This easy sheet-pan jerk chicken with rice and peas is ready in under an hour for a flavorful, hassle-free weeknight dinner. We use a simplified prep method to roast juicy chicken thighs right alongside coconut-infused rice and kidney beans. It is a complete, smoky Jamaican-inspired meal with minimal cleanup.
Preheat your oven to 400°F (200°C) and lightly grease a large rimmed sheet pan. Pat the chicken thighs dry with paper towels, then rub them thoroughly with the jerk seasoning paste and olive oil until fully coated.
In a medium saucepan, combine the rinsed white rice, coconut milk, chicken broth, drained kidney beans, minced garlic, and fresh thyme sprigs. Bring the mixture to a boil over medium-high heat, then cover and simmer on low for 10 minutes until partially cooked.

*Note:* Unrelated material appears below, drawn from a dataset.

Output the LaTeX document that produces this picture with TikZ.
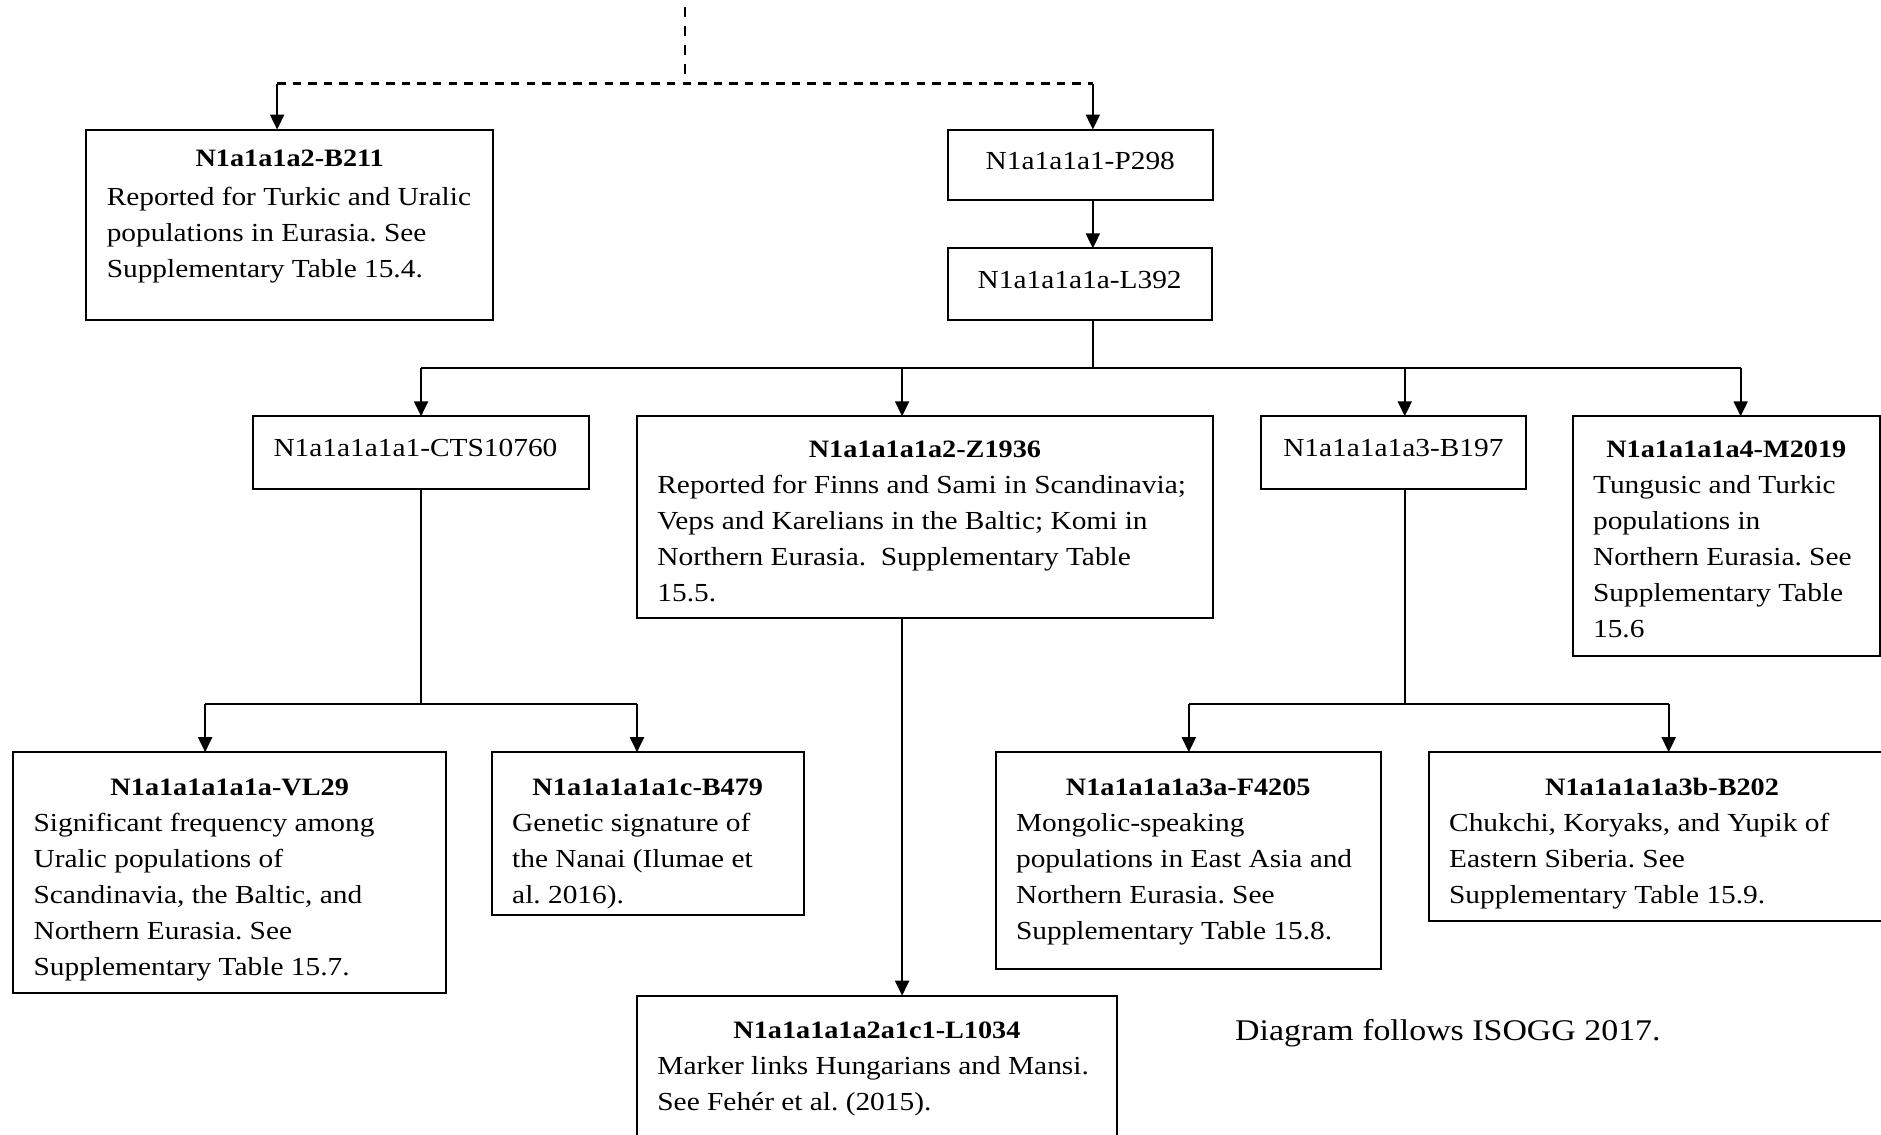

Place the seasoned chicken thighs skin-side up on one half of the prepared sheet pan. Roast the chicken in the preheated oven for 15 minutes to start cooking the chicken and crisping the skin.
Carefully remove the sheet pan from the oven. Discard the thyme sprigs from the partially cooked rice, then spread the rice and beans mixture evenly onto the empty half of the sheet pan.
Return the sheet pan to the oven and bake for an additional 20 to 25 minutes until the chicken is cooked through to an internal temperature of 165°F (74°C). The rice should be tender and lightly crispy around the edges of the pan.
Remove from the oven and let the chicken rest for 5 minutes. Garnish the entire dish with sliced green onions and serve hot with fresh lime wedges on the side.